母のおかかえ通訳として1ヶ月。
母語の操作力について考えた。
一般に第二言語を母語に訳すのは、その逆より易しいと言われている。
たとえば日本人と英語なら、英→日では内容理解さえ完全なら可能だが、日→英では高度な英語力が必要とされる。
…という言語能力のことは、問題としては比較的単純。
日→英の通訳で難しいのは、「日本的日本語の行間をどこまで埋めてよいのか」という判断だと思う。
日→英の訳をするということはすなわち、High context→Low contextの変換を行うこと。
発言者が発していない言葉を、間に入っている通訳が足して伝えることになる。
しかし、たとえば明らかに短い一言を説明の長い英語に訳すのは不審だし、「へぇ」→”Great”のように勝手に程度を変えるのも、出すぎた真似のようでやりにくい。
私は英語教育を専門にしていながら、「第二言語学習に莫大なお金をかけるぐらいなら、通訳を雇った方がいい」という考えの持ち主だが、一方で「第二言語をやっておくと、通訳を上手に使うことができるようになる」とも思っている。
釣ってきたマグロ一本を丸ごといきなり届けても、捌ける人は限られているでしょう?
それと同じで日本人にしか通じない日本語を投げて、「あとは適当によろしく」と目で訴えられても、通訳は困ってしまうのだ。
第二言語が使える人は母語を外国人向けにアレンジできるので、いわば“下ごしらえ”を自分で済ませて、通訳を“調理”に専念させることができる。

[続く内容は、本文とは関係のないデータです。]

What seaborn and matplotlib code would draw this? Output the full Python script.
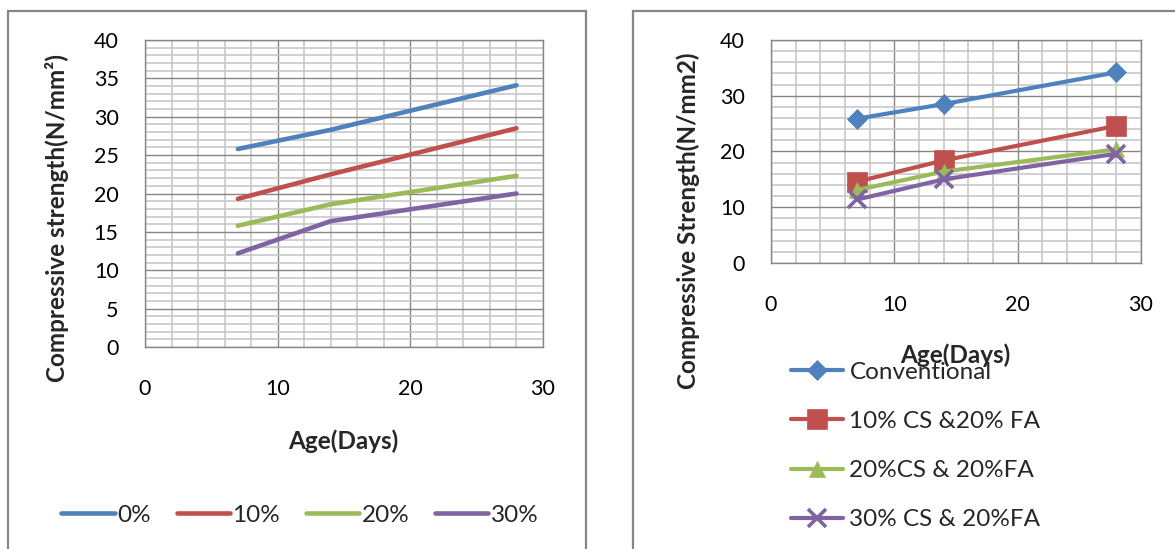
import numpy as np
import pandas as pd
import matplotlib
matplotlib.use('Agg')
import matplotlib.pyplot as plt
from matplotlib.patches import Rectangle
from matplotlib.ticker import MultipleLocator
import seaborn as sns

# Data
days = [7, 14, 28]

left_names = ['0%', '10%', '20%', '30%']
left_0 = [25.8, 28.3, 34.1]
left_10 = [19.3, 22.5, 28.5]
left_20 = [15.8, 18.6, 22.3]
left_30 = [12.2, 16.4, 20.0]

right_names = ['Conventional', '10% CS &20% FA', '20%CS & 20%FA', '30% CS & 20%FA']
right_conv = [25.9, 28.5, 34.2]
right_10 = [14.6, 18.4, 24.6]
right_20 = [13.1, 16.4, 20.4]
right_30 = [11.4, 15.0, 19.6]

colors = ['#4F81BD', '#C0504D', '#9BBB59', '#8064A2']
grid_major = '#868686'
grid_minor = '#C4C4C4'

sns.set_style('white')
plt.rcParams['font.family'] = ['Lato', 'DejaVu Sans']

fig = plt.figure(figsize=(11.75, 5.49), dpi=100)
W, H = 1175, 549


def px_axes(x0, x1, ytop, ybot):
    return fig.add_axes([x0 / W, 1 - ybot / H, (x1 - x0) / W, (ybot - ytop) / H])


def style_axes(ax, ymax, ymajor, yminor):
    ax.set_xlim(0, 30)
    ax.set_ylim(0, ymax)
    ax.xaxis.set_major_locator(MultipleLocator(10))
    ax.xaxis.set_minor_locator(MultipleLocator(2))
    ax.yaxis.set_major_locator(MultipleLocator(ymajor))
    ax.yaxis.set_minor_locator(MultipleLocator(yminor))
    ax.grid(which='minor', color=grid_minor, lw=1.1)
    ax.grid(which='major', color=grid_major, lw=1.0)
    ax.set_axisbelow(True)
    for s in ax.spines.values():
        s.set_color(grid_major)
        s.set_linewidth(1.0)
    ax.tick_params(which='major', direction='out', length=6, width=1,
                   color=grid_major, labelsize=15.5, labelcolor='black')
    ax.tick_params(axis='y', which='major', pad=13)
    ax.tick_params(axis='x', which='major', pad=17)
    ax.tick_params(which='minor', length=0)


# ---- left chart ----
ax1 = px_axes(145, 543, 40, 347)
left_df = pd.DataFrame({
    'Age': days * 4,
    'Strength': left_0 + left_10 + left_20 + left_30,
    'Mix': [n for n in left_names for _ in days],
})
sns.lineplot(data=left_df, x='Age', y='Strength', hue='Mix', palette=colors,
             linewidth=3.3, ax=ax1, solid_capstyle='round')
style_axes(ax1, 40, 5, 1)
ax1.set_xlabel('Age(Days)', fontsize=17.5, fontweight='bold', va='center')
ax1.set_ylabel('Compressive strength(N/mm²)', fontsize=17.5, fontweight='bold', va='center')
ax1.xaxis.set_label_coords(0.4975, -0.306)
ax1.yaxis.set_label_coords(-0.22, 0.42)
h1, l1 = ax1.get_legend_handles_labels()
ax1.legend(h1, l1, loc='center', bbox_to_anchor=(300 / W, 1 - 515 / H),
           bbox_transform=fig.transFigure, ncol=4, frameon=False, fontsize=17.5,
           handlelength=2.2, handletextpad=0.1, columnspacing=1.05, borderpad=0)

# ---- right chart ----
ax2 = px_axes(771, 1141, 40, 263)
right_series = [right_conv, right_10, right_20, right_30]
markers = ['D', 's', '^', 'x']
msizes = [9.8, 14, 12, 13]
for name, vals, c, m, ms in zip(right_names, right_series, colors, markers, msizes):
    sns.lineplot(x=days, y=vals, color=c, marker=m, markersize=ms,
                 markeredgecolor=c, markerfacecolor=c,
                 markeredgewidth=2.6 if m == 'x' else 0.5,
                 linewidth=3.0, label=name, ax=ax2)
style_axes(ax2, 40, 10, 2)
ax2.set_xlabel('Age(Days)', fontsize=17.5, fontweight='bold', va='center')
ax2.set_ylabel('Compressive Strength(N/mm2)', fontsize=17.5, fontweight='bold', va='center')
ax2.xaxis.set_label_coords(0.497, -0.413)
ax2.yaxis.set_label_coords(-0.224, 0.188)
h2, l2 = ax2.get_legend_handles_labels()
leg2 = ax2.legend(h2, l2, loc='center left', bbox_to_anchor=(779 / W, 1 - 446 / H),
                  bbox_transform=fig.transFigure, frameon=False, fontsize=17.5,
                  handlelength=2.15, handletextpad=0.25, labelspacing=1.16,
                  borderpad=0, numpoints=1)
leg2.set_zorder(1)

# chart area frames
fig.add_artist(Rectangle((8 / W, -0.1), (586 - 8) / W, 1.1 - 11 / H,
                         transform=fig.transFigure, fill=False,
                         ec=grid_major, lw=1.6))
fig.add_artist(Rectangle((633 / W, -0.1), 0.5, 1.1 - 11 / H,
                         transform=fig.transFigure, fill=False,
                         ec=grid_major, lw=1.6))

fig.savefig('out.png', dpi=100)
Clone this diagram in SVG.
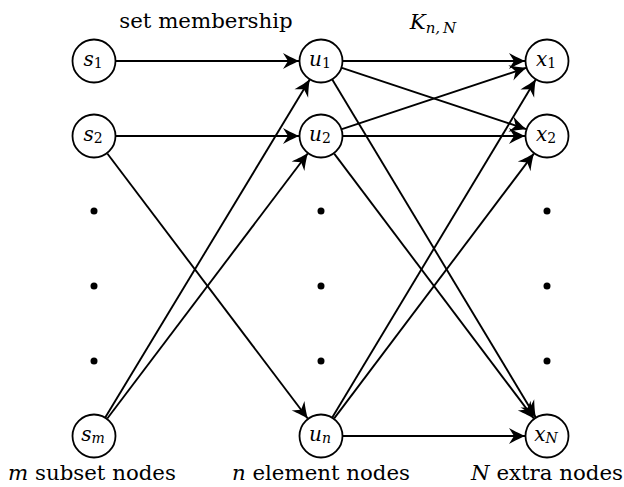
<svg xmlns="http://www.w3.org/2000/svg" width="624" height="487" viewBox="0 0 624 487">
<style>
.node circle{fill:#fff;stroke:#000;stroke-width:1.8}
.lbl{font-family:'DejaVu Serif',serif;font-style:italic;font-size:20px;text-anchor:middle}
.sub{font-size:14px;font-style:normal}
.subi{font-size:14px}
.edge{stroke:#000;stroke-width:1.9;fill:none;marker-end:url(#arr)}
.cap{font-family:'DejaVu Serif',serif;font-size:21.3px;text-anchor:middle}
.dot{fill:#000}
</style>
<defs>
<marker id="arr" viewBox="-17 -9 19 18" refX="0" refY="0" markerWidth="19" markerHeight="18" markerUnits="userSpaceOnUse" orient="auto">
<path d="M0.5,0 C-3,-1.2 -10,-4.5 -16,-8 L-11,0 L-16,8 C-10,4.5 -3,1.2 0.5,0 Z" fill="#000"/>
</marker>
</defs>
<g id="connectors">
<line class="edge" x1="116" y1="61" x2="299" y2="61"/>
<line class="edge" x1="116" y1="136" x2="299" y2="136"/>
<line class="edge" x1="107.3" y1="153.5" x2="307.7" y2="418.5"/>
<line class="edge" x1="105.4" y1="417.2" x2="309.6" y2="79.8"/>
<line class="edge" x1="107.3" y1="418.5" x2="307.7" y2="153.5"/>
<line class="edge" x1="343" y1="61" x2="525" y2="61"/>
<line class="edge" x1="341.9" y1="67.9" x2="526.1" y2="129.1"/>
<line class="edge" x1="332.4" y1="79.8" x2="535.6" y2="417.2"/>
<line class="edge" x1="341.9" y1="129.1" x2="526.1" y2="67.9"/>
<line class="edge" x1="343" y1="136" x2="525" y2="136"/>
<line class="edge" x1="334.2" y1="153.6" x2="533.8" y2="418.4"/>
<line class="edge" x1="332.4" y1="417.2" x2="535.6" y2="79.8"/>
<line class="edge" x1="334.2" y1="418.4" x2="533.8" y2="153.6"/>
<line class="edge" x1="343" y1="436" x2="525" y2="436"/>
</g>
<g id="s1" class="node"><circle cx="94" cy="61" r="21.5"/><text class="lbl" x="93" y="66">s<tspan class="sub" dy="2">1</tspan></text></g>
<g id="s2" class="node"><circle cx="94" cy="136" r="21.5"/><text class="lbl" x="93" y="141">s<tspan class="sub" dy="2">2</tspan></text></g>
<g id="sm" class="node"><circle cx="94" cy="436" r="21.5"/><text class="lbl" x="93" y="441">s<tspan class="subi" dy="2">m</tspan></text></g>
<g id="u1" class="node"><circle cx="321" cy="61" r="21.5"/><text class="lbl" x="320" y="66">u<tspan class="sub" dy="2">1</tspan></text></g>
<g id="u2" class="node"><circle cx="321" cy="136" r="21.5"/><text class="lbl" x="320" y="141">u<tspan class="sub" dy="2">2</tspan></text></g>
<g id="un" class="node"><circle cx="321" cy="436" r="21.5"/><text class="lbl" x="320" y="441">u<tspan class="subi" dy="2">n</tspan></text></g>
<g id="x1" class="node"><circle cx="547" cy="61" r="21.5"/><text class="lbl" x="546" y="66">x<tspan class="sub" dy="2">1</tspan></text></g>
<g id="x2" class="node"><circle cx="547" cy="136" r="21.5"/><text class="lbl" x="546" y="141">x<tspan class="sub" dy="2">2</tspan></text></g>
<g id="xN" class="node"><circle cx="547" cy="436" r="21.5"/><text class="lbl" x="546" y="441">x<tspan class="subi" dy="2">N</tspan></text></g>
<g id="dots">
<circle class="dot" cx="94" cy="211" r="3.5"/><circle class="dot" cx="94" cy="286" r="3.5"/><circle class="dot" cx="94" cy="361" r="3.5"/>
<circle class="dot" cx="321" cy="211" r="3.5"/><circle class="dot" cx="321" cy="286" r="3.5"/><circle class="dot" cx="321" cy="361" r="3.5"/>
<circle class="dot" cx="547" cy="211" r="3.5"/><circle class="dot" cx="547" cy="286" r="3.5"/><circle class="dot" cx="547" cy="361" r="3.5"/>
</g>
<g id="labels">
<text class="cap" x="206" y="28">set membership</text>
<text class="cap" x="433" y="29" font-style="italic">K<tspan font-size="15" dy="4">n,</tspan><tspan font-size="15" dx="3">N</tspan></text>
<text class="cap" x="92" y="480"><tspan font-style="italic">m</tspan> subset nodes</text>
<text class="cap" x="321" y="480"><tspan font-style="italic">n</tspan> element nodes</text>
<text class="cap" x="547" y="480"><tspan font-style="italic">N</tspan> extra nodes</text>
</g>
</svg>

その結果、おいしいものを提供してもらえる可能性が高くなる。
ナニジンだろうと何語だろうと、相手にメッセージを届けたいと思うなら、届きやすい方法を知っておくべきである。
それは誰かに頼んで届けてもらうときだって同じこと。
そして届きやすくする方法は英語教育だけではないはずだ。
そもそも外国語学習は、異文化や外国人と関わりがない人には必要ないんだし、趣味にしては果てしなさすぎる。
「やらない」という選択肢はもっと尊重されるべき。
そのかわり、『母語を外国人(非ネイティブ)向けに話す』ことについては、もっと真面目に必死で取り組むべきだろう。
明瞭に話すこと・速度をコントロールすること・語彙や文法の簡素化を的確に行うこと・文化による談話構成の違いを知ること、などなど。
母語の操作がうまくなれば、母語(日本語)を第二言語(英語)に替える訓練を積むよりも、超一流の通訳を連れて歩くよりも、良質な異文化交流につながる。
こうした実用的で実践的な言語教育を率先して行い、世界に向けて発信していくには、教育レベルや言語意識が高く、かつ言語的な混じりけの少ない日本のような国がうってつけなんだけどなぁ。
その延長線上に英語教育をそっと置いておいたら、英語が使える日本人はもっと増えるんじゃないかと思う。